■ **WHAT YOU WILL DO**: Could the lines from the start of the data through the line with "import matplotlib.pyplot as plt" be set down exactly, with no pictures among them?

■ **RECORDED DATA**:
-- -- --

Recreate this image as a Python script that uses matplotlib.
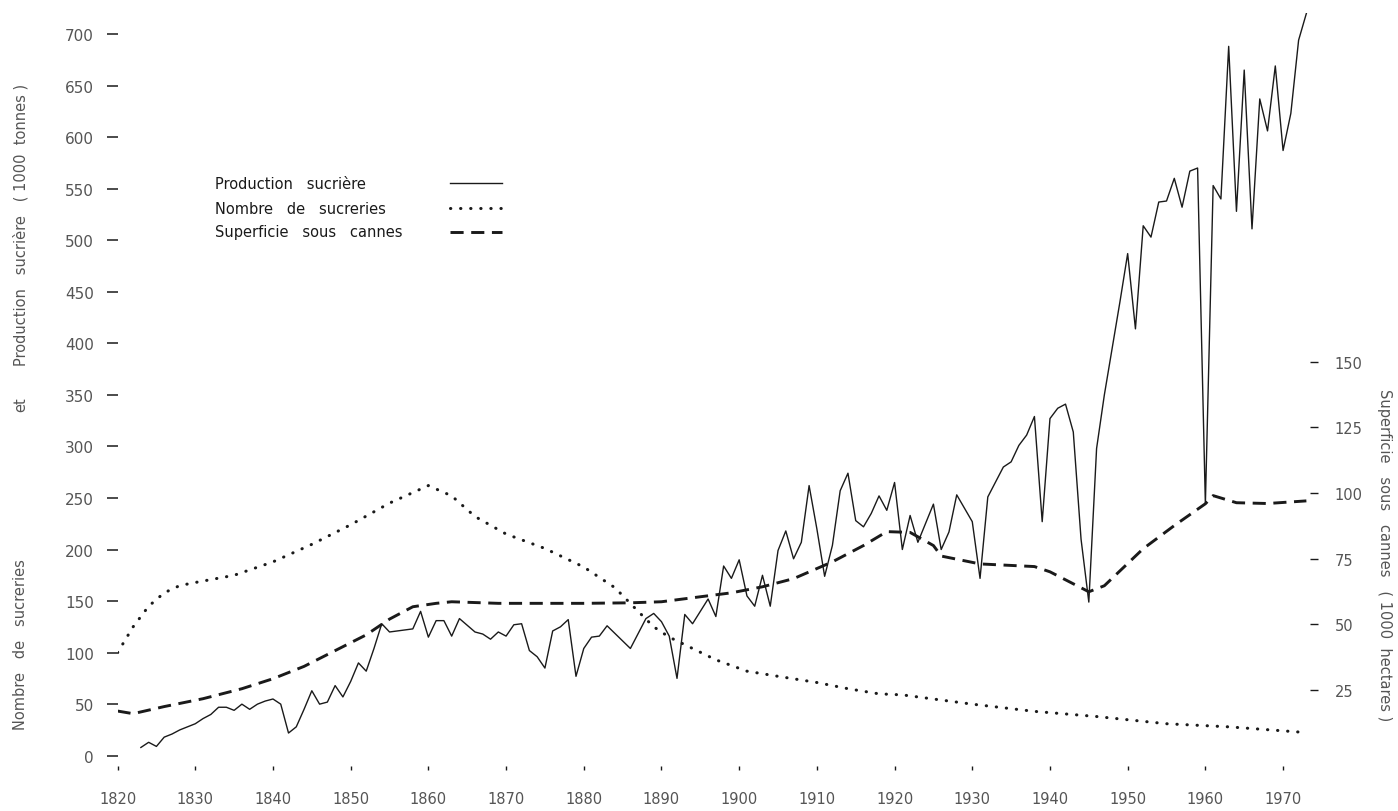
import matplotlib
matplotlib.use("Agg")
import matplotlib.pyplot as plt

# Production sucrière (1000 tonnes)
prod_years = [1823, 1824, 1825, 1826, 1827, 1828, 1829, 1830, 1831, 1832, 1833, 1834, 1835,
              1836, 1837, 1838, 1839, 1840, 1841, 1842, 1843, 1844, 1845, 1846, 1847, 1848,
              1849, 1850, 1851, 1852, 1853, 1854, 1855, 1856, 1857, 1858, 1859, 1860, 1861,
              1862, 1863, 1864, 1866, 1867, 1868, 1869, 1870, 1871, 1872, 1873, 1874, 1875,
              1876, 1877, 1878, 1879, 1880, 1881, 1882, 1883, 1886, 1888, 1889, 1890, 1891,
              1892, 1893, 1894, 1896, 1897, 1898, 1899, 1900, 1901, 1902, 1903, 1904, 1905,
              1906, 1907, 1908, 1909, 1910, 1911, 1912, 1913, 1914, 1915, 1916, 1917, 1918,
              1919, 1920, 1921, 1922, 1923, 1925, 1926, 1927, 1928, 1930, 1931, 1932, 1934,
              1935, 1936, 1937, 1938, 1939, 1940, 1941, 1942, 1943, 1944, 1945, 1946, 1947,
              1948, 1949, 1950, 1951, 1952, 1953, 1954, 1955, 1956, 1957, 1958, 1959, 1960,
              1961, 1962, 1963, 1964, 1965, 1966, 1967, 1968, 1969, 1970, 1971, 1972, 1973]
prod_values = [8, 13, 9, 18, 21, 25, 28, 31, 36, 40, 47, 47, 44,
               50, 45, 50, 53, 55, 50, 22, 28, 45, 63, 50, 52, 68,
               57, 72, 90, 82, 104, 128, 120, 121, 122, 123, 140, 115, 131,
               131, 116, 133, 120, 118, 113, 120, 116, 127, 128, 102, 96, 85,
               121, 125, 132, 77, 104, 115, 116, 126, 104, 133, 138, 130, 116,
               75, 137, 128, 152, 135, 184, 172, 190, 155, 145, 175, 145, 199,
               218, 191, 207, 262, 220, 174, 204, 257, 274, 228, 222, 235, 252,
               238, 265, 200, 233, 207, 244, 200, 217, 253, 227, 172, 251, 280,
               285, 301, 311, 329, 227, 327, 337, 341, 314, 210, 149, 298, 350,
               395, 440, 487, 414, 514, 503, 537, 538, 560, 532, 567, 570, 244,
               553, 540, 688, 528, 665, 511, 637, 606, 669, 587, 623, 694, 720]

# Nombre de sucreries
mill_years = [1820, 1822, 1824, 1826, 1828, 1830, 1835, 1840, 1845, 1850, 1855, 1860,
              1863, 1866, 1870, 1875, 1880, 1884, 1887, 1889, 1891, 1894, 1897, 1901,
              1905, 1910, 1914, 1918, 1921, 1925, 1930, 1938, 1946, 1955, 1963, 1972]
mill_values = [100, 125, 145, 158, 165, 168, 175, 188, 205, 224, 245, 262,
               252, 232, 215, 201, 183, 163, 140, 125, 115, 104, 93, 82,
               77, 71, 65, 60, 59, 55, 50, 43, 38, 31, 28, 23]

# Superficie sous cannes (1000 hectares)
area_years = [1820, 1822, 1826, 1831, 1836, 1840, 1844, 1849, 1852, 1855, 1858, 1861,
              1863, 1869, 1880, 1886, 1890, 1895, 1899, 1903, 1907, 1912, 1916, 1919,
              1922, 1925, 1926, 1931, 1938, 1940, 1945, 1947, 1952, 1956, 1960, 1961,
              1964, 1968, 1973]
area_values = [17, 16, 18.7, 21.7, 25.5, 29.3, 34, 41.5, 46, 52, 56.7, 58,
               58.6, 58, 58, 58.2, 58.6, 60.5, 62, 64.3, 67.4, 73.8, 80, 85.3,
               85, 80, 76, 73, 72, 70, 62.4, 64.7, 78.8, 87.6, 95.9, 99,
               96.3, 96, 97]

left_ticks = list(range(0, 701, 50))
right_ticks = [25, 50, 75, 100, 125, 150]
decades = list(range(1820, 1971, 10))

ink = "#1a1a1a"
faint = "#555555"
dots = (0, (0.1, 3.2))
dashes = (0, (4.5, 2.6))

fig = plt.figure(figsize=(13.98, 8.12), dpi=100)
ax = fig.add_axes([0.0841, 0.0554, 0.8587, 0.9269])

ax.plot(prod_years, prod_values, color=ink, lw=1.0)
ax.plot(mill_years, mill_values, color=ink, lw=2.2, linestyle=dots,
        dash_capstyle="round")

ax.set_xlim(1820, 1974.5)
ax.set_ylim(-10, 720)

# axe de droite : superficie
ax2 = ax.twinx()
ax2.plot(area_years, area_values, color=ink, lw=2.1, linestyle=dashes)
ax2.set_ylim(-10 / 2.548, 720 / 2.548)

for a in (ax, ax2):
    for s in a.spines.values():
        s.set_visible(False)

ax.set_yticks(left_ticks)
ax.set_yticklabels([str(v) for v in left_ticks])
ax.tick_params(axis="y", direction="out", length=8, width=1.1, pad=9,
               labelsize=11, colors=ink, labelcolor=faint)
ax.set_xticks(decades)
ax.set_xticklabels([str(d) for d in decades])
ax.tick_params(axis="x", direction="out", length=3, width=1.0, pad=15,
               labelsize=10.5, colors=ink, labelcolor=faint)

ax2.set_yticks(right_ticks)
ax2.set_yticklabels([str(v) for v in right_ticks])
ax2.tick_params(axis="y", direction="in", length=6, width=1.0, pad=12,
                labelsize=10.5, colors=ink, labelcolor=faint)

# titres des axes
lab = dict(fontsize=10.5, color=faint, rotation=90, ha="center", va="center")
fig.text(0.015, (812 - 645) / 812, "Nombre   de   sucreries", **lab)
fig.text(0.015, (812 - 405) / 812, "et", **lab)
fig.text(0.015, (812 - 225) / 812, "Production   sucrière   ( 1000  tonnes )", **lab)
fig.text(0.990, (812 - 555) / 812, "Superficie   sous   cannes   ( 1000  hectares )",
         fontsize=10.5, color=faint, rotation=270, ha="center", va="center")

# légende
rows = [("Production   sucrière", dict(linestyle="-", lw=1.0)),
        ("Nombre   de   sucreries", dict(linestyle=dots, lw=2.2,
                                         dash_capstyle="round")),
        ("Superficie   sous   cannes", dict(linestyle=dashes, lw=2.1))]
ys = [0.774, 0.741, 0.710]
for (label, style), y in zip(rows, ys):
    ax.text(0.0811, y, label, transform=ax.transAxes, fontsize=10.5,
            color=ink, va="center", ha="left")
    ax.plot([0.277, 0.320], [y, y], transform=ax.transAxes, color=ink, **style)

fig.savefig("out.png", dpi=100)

-- -- --

■ **ANSWER FOR THIS EXERCISE**:
Recreate this image as a Python script that uses matplotlib.
import matplotlib
matplotlib.use("Agg")
import matplotlib.pyplot as plt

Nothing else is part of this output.